Lisa Nandy denied that she had “defied” Starmer and said Labour was “absolutely united” on the issue of strikes.

Labour’s Lisa Nandy has said she will not be on the picket line in the coming weeks as more and more workers prepare for strike action.

Emergency 999 call operators are out on strike today in a dispute over pay, while the Royal College of Nursing (RCN) also opened its ballot for strike action calling for a “decent wage” from the government.

Labour has been embroiled in a row over how it should express support for striking workers.

Labour leader Keir Starmer has said members of his frontbench should not attend picket lines because the party had to move away from “protest” and act like a “government in waiting”.

The row reached a head in the summer when Starmer sacked then transport minister, Sam Tarry, after he appeared on a picket line in Euston. The party later said he was sacked for “making up policy on the hoof”.
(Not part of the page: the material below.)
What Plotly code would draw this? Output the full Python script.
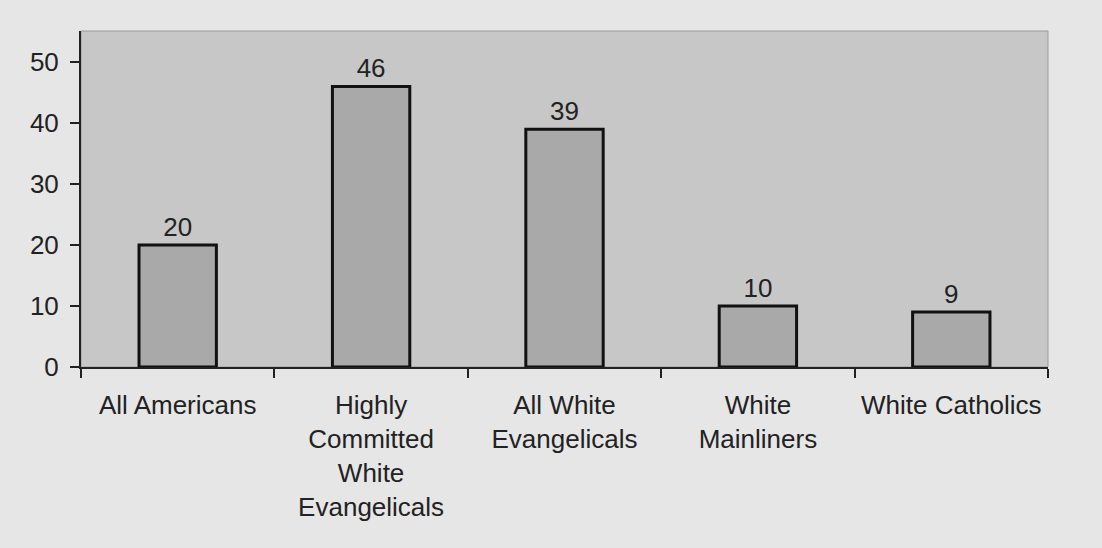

Nandy, the shadow levelling up secretary, found herself in the centre of dispute when she spoke to workers striking in her constituency of Wigan in what was interpreted as an act of defiance against Starmer.

Asked by Sky News whether she thought emergency call operators should go on strike, Nandy replied: “I don’t, but neither do they.

“I’m not going to sit here and condemn emergency call handlers who’ve been told that they’ve got to choose between staying in a job that they love and feeding their own families.

“I will condemn a government that has crashed the economy and poured fuel on the fire of rising inflation and caused interest rates and housing costs to rise for millions of families across the country, and a company that is just given huge pay rises to its top brass, but is opening food banks for its own workers in order to eat.”

Nandy denied that she had “defied” Starmer and said Labour was “absolutely united” on the issue.

“Keir Starmer has been absolutely clear that our job is to get into parliament and solve this problem, get into government and handle the economy right, and that is exactly what we’re focused on.

“That’s why next week, I will be in parliament doing my job so that those emergency call handlers can get back to work and do their own.

“But we’re clear, and the workforce are clear, that they need us — some of the only people in the country who’ve got the right to hold this government to account and summon them to the House of Commons to do so in order to solve this crisis for working people up and down the country.“

Presenter Kay Burley interjected: “But the leader said don’t go on the picket line, and you did. I’m asking you, would you do it again?

Nandy replied: “I’m not going to be on a picket line next week or in the coming weeks, I’m going to be in parliament doing my job.

“And actually I’ve never gone out and picketed because that is not my job. I’ve been a member of parliament now for 12 years, I’ve always met with my constituents, I’ve always listened to their concerns, and when they go on a picket line, I know that they do it as a last resort, but that’s their job.

“My job as their member of parliament has always been to go out and fight for wider change.”